Do you remember where you were on the morning of September 11, 2001? I do. I was in my senior English class at Zachary High School when a classmate checked into class late and told us a plane had crashed into one of the World Trade Center towers. We were slightly amused at the thought of a plane literally crashing into a building, but that amusement turned into confusion then concern and fear as we realized it was a deliberate attack. Our teacher had decided to humor us and turned on the radio, so we heard when the second tower was hit. And the Pentagon. And a fourth plane had crashed somewhere in Pennsylvania. The rest of the school day was spent either listening to or watching news coverage, lessons forgotten, as the teachers were just as horrified as we were. All talk that day centered around the attacks. Would there be more attacks? Were we safe? Would Exxon be attacked? Did we know anyone on the planes or towers? Would we go to war? WHO would do this? All after school activities were cancelled, and the entire town attended prayer vigils. There was nothing else we could. What else could we do?
If you are reading this, you likely have your own memories and stories of that day. But our children do not. The oldest children, those who are 18 years old, were only four years old that day. 9-11 was a horrifying day in our history, but one that should not -CANNOT- be forgotten. I’ve compiled a short list of children’s books that gently introduce or teach about the events of 9-11. All can be found at Amazon.com or in the East Baton Rouge Parish Library system.
The Man Who Walked Between the Towers
In the 1970’s a young street performer snuck into one of the unfinished towers of the World Trade Center, and with the help of his friends, strung a tight rope between the two towers. For over an hour he entertained New Yorkers by walking, dancing, and even faking a nap a quarter of a mile into the sky! The story is enchanting, and the illustrations (which won the book the Caldecott award) use great perspective making the reader feel as if she is watching the man walk between the towers. The book ends by simply stating that the towers are no longer there, but a memory. The events of September 11 are not explained in this book, but the book can serve as a gentle introduction to the topic for young children. My own two girls (ages 7 and 4) enjoyed this book as much my fourth grade students when I was a school teacher.

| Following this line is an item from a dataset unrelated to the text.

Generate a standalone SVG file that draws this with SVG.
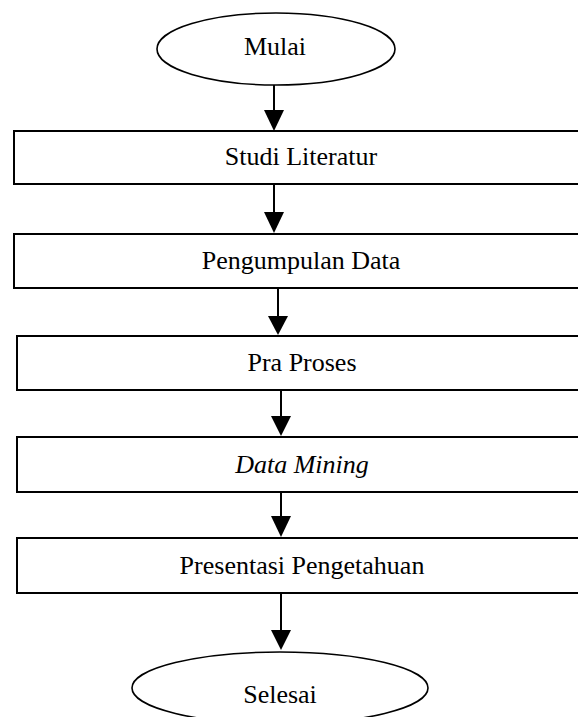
<svg xmlns="http://www.w3.org/2000/svg" width="578" height="717" viewBox="0 0 578 717">
<style>
.box{fill:#fff;stroke:#000;stroke-width:2}
.term{fill:#fff;stroke:#000;stroke-width:1.6}
.lbl{font-family:"Liberation Serif","Times New Roman",serif;font-size:26px;fill:#000;text-anchor:middle}
.edge{stroke:#000;stroke-width:2;fill:none}
.head{fill:#000}
</style>
<rect width="578" height="717" fill="#fff"/>
<g id="mulai">
<ellipse class="term" cx="276" cy="49" rx="119" ry="36"/>
<text class="lbl" x="275" y="55">Mulai</text>
</g>
<g id="studi-literatur">
<rect class="box" x="14" y="131" width="574" height="53"/>
<text class="lbl" x="301" y="165">Studi Literatur</text>
</g>
<g id="pengumpulan-data">
<rect class="box" x="14" y="234" width="574" height="54"/>
<text class="lbl" x="301" y="269">Pengumpulan Data</text>
</g>
<g id="pra-proses">
<rect class="box" x="17" y="336" width="571" height="54"/>
<text class="lbl" x="302" y="371">Pra Proses</text>
</g>
<g id="data-mining">
<rect class="box" x="17" y="437" width="571" height="55"/>
<text class="lbl" x="302" y="473" font-style="italic">Data Mining</text>
</g>
<g id="presentasi-pengetahuan">
<rect class="box" x="17" y="538" width="571" height="55"/>
<text class="lbl" x="302" y="574">Presentasi Pengetahuan</text>
</g>
<g id="selesai">
<ellipse class="term" cx="280" cy="688" rx="148" ry="36"/>
<text class="lbl" x="280" y="703">Selesai</text>
</g>
<g id="connectors">
<line class="edge" x1="274" y1="85" x2="274" y2="112"/>
<polygon class="head" points="264,110 284,110 274,131"/>
<line class="edge" x1="274" y1="184" x2="274" y2="214"/>
<polygon class="head" points="264,212 284,212 274,233"/>
<line class="edge" x1="278" y1="288" x2="278" y2="318"/>
<polygon class="head" points="268,316 288,316 278,335"/>
<line class="edge" x1="281" y1="390" x2="281" y2="418"/>
<polygon class="head" points="271,416 291,416 281,436"/>
<line class="edge" x1="281" y1="492" x2="281" y2="518"/>
<polygon class="head" points="271,516 291,516 281,537"/>
<line class="edge" x1="281" y1="593" x2="281" y2="632"/>
<polygon class="head" points="271,630 291,630 281,650"/>
</g>
</svg>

September Roses is an example of how people of all backgrounds came together during the aftermath of September 11. Two sisters in South Africa who were commercial rose growers, packed up thousands of beautiful roses and traveled New York City for a flower expo. Because of the attacks on 9-11, they were stranded at the airport with boxes and boxes of roses. A local offered them a place to stay, and they asked how they could repay the kindness. The sisters were taken to Union Square where they used their roses to create a beautiful tribute, bringing color and beauty into a dark time. The illustrations show an explosion on the towers, and evoke many emotions of the day, so keep that in mind if you choose to share this book with your children.
In 1931 the John J. Harvey fireboat was launched in New York City! It fought fires along the river for many years until it was retired and outdated and waiting to be sold for scrap metal. A group of friends decided to buy the John J. Harvey and fixed it, so that it was working and beautiful again. On September 11 when the planes hit the towers the owners decided to see how they could help, and the John J. Harvey fought the fires for four days. Fireboat is a book full of details and history. The illustrations show an explosion on the towers, but would be a great introduction to September 11 for any child who loves boats and vehicles.
America is Under Attack
Don Brown, the author of this book, is straight forward, and recounts all the important facts about September 11, yet remains sensitive to young readers. Quotes from eye witnesses are scattered throughout the book giving humanity to the tragedy. The images are all hand drawn illustrations that show the reality of the day, but nothing is too graphic for the target audience. With guidance of a loving parent or teacher, this book can be a great learning tool for children in upper elementary grades.